For the most part, the post-World War II order held through the collapse of the Soviet Union in December 1991. Walter Russell Mead wrote in the September 16 issue of The Wall Street Journal that the subsequent decade saw “the muddled thinking of a generation of policy elites, who foolishly supposed that geopolitical conflict had ended forever.” That thinking prompted Francis Fukuyama to write The End of History and the Last Man. What these globalists failed to understand was the nature of man and nations – that men seek power and power corrupts. While Western governments reduced defense spending over the past thirty-five years, China and Russia have grown stronger, absolutely and relatively.
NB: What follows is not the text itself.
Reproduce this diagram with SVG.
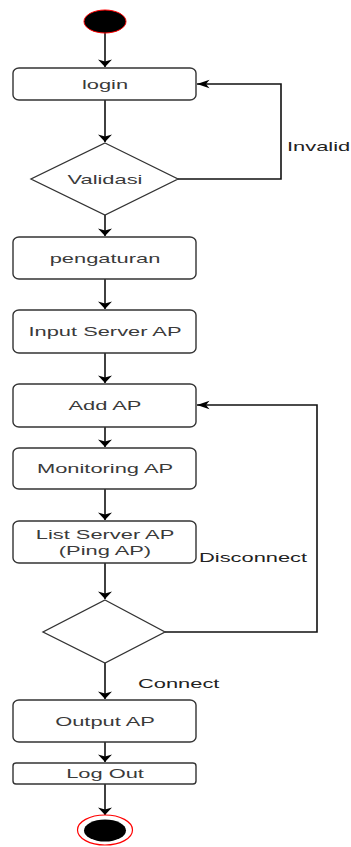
<svg xmlns="http://www.w3.org/2000/svg" width="351" height="847" viewBox="0 0 351 847">
  <style>
    .box { fill: #ffffff; stroke: #333333; stroke-width: 1.4; }
    .dec { fill: #ffffff; stroke: #333333; stroke-width: 1.3; }
    .edge { fill: none; stroke: #111111; stroke-width: 1.6; }
    .lbl { font-family: "Liberation Sans", Arial, sans-serif; font-size: 12.5px; fill: #3a3a3a; text-anchor: middle; }
    .elbl { font-family: "Liberation Sans", Arial, sans-serif; font-size: 12.5px; fill: #222222; text-anchor: start; }
  </style>
  <defs>
    <!-- vertical flow arrowhead (wide, short) -->
    <marker id="ahDown" markerUnits="userSpaceOnUse" markerWidth="10" markerHeight="16" viewBox="0 -8 8 16" refX="7.5" refY="0" orient="auto">
      <path d="M0,-7 L7.5,0 L0,7 L2,0 Z" fill="#000000"/>
    </marker>
    <!-- horizontal return arrowhead (long, narrow) -->
    <marker id="ahSide" markerUnits="userSpaceOnUse" markerWidth="14" markerHeight="10" viewBox="0 -5 13 10" refX="12.5" refY="0" orient="auto">
      <path d="M0,-4.2 L12.5,0 L0,4.2 L3.5,0 Z" fill="#000000"/>
    </marker>
  </defs>

  <g id="connectors">
    <path class="edge" d="M105,33 V67" marker-end="url(#ahDown)"/>
    <path class="edge" d="M105,100 V142" marker-end="url(#ahDown)"/>
    <path class="edge" d="M105,215 V236" marker-end="url(#ahDown)"/>
    <path class="edge" d="M105,279 V309" marker-end="url(#ahDown)"/>
    <path class="edge" d="M105,353 V383" marker-end="url(#ahDown)"/>
    <path class="edge" d="M105,427 V447" marker-end="url(#ahDown)"/>
    <path class="edge" d="M105,489 V520" marker-end="url(#ahDown)"/>
    <path class="edge" d="M105,563 V599" marker-end="url(#ahDown)"/>
    <path class="edge" d="M105,663 V699" marker-end="url(#ahDown)"/>
    <path class="edge" d="M105,742 V762" marker-end="url(#ahDown)"/>
    <path class="edge" d="M105,784 V815" marker-end="url(#ahDown)"/>
    <!-- Invalid: back to login -->
    <path class="edge" d="M178,179 H281 V84 H197" marker-end="url(#ahSide)"/>
    <!-- Disconnect: back to Add AP -->
    <path class="edge" d="M165,632 H317 V405 H197" marker-end="url(#ahSide)"/>
    <text class="elbl" transform="translate(287,150.5) scale(1.75,1)">Invalid</text>
    <text class="elbl" transform="translate(199,561.5) scale(1.75,1)">Disconnect</text>
    <text class="elbl" transform="translate(138,687.5) scale(1.75,1)">Connect</text>
  </g>

  <g id="start">
    <ellipse cx="105" cy="21.5" rx="21" ry="11.5" fill="#000000" stroke="#ff0000" stroke-width="1"/>
  </g>

  <g id="login">
    <rect class="box" x="13" y="68" width="183" height="32" rx="6" ry="5"/>
    <text class="lbl" transform="translate(105,88.5) scale(1.75,1)">login</text>
  </g>

  <g id="validasi">
    <polygon class="dec" points="105,143 178,179 105,215 31,179"/>
    <text class="lbl" transform="translate(105,183.5) scale(1.75,1)">Validasi</text>
  </g>

  <g id="pengaturan">
    <rect class="box" x="13" y="237" width="183" height="42" rx="6" ry="5"/>
    <text class="lbl" transform="translate(105,262.5) scale(1.75,1)">pengaturan</text>
  </g>

  <g id="input-server-ap">
    <rect class="box" x="13" y="310" width="183" height="43" rx="6" ry="5"/>
    <text class="lbl" transform="translate(105,336) scale(1.75,1)">Input Server AP</text>
  </g>

  <g id="add-ap">
    <rect class="box" x="13" y="384" width="183" height="43" rx="6" ry="5"/>
    <text class="lbl" transform="translate(105,410) scale(1.75,1)">Add AP</text>
  </g>

  <g id="monitoring-ap">
    <rect class="box" x="13" y="448" width="183" height="41" rx="6" ry="5"/>
    <text class="lbl" transform="translate(105,472.5) scale(1.75,1)">Monitoring AP</text>
  </g>

  <g id="list-server-ap">
    <rect class="box" x="13" y="521" width="183" height="42" rx="6" ry="5"/>
    <text class="lbl" transform="translate(105,538.5) scale(1.75,1)">List Server AP</text>
    <text class="lbl" transform="translate(105,554.5) scale(1.75,1)">(Ping AP)</text>
  </g>

  <g id="connection-check">
    <polygon class="dec" points="105,600 165,632 105,663 43,632"/>
  </g>

  <g id="output-ap">
    <rect class="box" x="13" y="700" width="183" height="42" rx="6" ry="5"/>
    <text class="lbl" transform="translate(105,725.5) scale(1.75,1)">Output AP</text>
  </g>

  <g id="log-out">
    <rect class="box" x="13" y="763" width="183" height="21" rx="3" ry="3"/>
    <text class="lbl" transform="translate(105,778) scale(1.75,1)">Log Out</text>
  </g>

  <g id="end">
    <ellipse cx="105" cy="830" rx="27.5" ry="15" fill="#ffffff" stroke="#ff0000" stroke-width="1.2"/>
    <ellipse cx="105" cy="830.5" rx="21" ry="11" fill="#000000"/>
  </g>
</svg>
That naivete should have ended on 9/11 when 19 Islamic terrorists flew two planes into the World Trade Center, one into the Pentagon, and a fourth into a field in Pennsylvania, killing 2,976. 

 

But it did not. The lessons of World War I and World War II – the Armistice that ceased hostilities during the First World and the unconditional surrender of Germany and Japan that ended the Second World War – seem lost on much of Western leadership. Armistices and ceasefires do not work against those intent on global domination, as we saw in the two decades following the first World War, with the rise of Mussolini and Hitler. On the other hand, the unconditional surrender of Germany and Japan in 1945 allowed for the re-building of those defeated countries via the Truman Doctrine and the Marshall Plan. By 1960, a mere fifteen years after surrender, West Germany and Japan, respectively, were their region’s largest economies.

 

One does not have to be a fan of Prime Minister Benjamin Netanyahu to appreciate what the abandonment of Israel by so many in the West means. Unlike its neighbors, Israel is a democracy. Its leadership changes according to popular elections. Since its founding in 1948, fourteen individuals have served as Prime Minister (the same as the number of U.S. Presidents who served during that same time). As well, Israel is more inclusive than its neighbors. About 20% of Israel’s population is Arab, while ten of the 120-person Knesset are Arab. Can one say the same about Qatar, Turkey, Egypt, Jordan, or Saudi Arabia?

 

Hamas, which has with the blessing of the Palestinian Authority governed Gaza since Israel withdrew in 2005, is intent on eliminating Israel. As Fred Fleitz, vice chair of the America First Policy Institute in the Center for American Security, wrote on americangreatness.com last Friday: “...the Palestinian leadership rejected statehood offers in 1947, 2000, 2008, and 2009.” Their goal is the eradication of Israel, and the establishment of a Palestinian state, “from the river (Jordan) to the sea (Mediterranean).”

 

Yet, the truth is that the Palestinian people will only survive and thrive if the terrorists who now lead them, in Gaza and the West bank, are eliminated. In a victory for Hamas and other terrorist organizations, twenty-three European states will have recognized Palestine as a state (a concept, not a physical place) by the end of September. That marks a defeat for Israel and, importantly, a defeat for the Palestinian people. For the West, it marks a big step in the wrong direction –  another rung down the ladder that leads up to liberalism.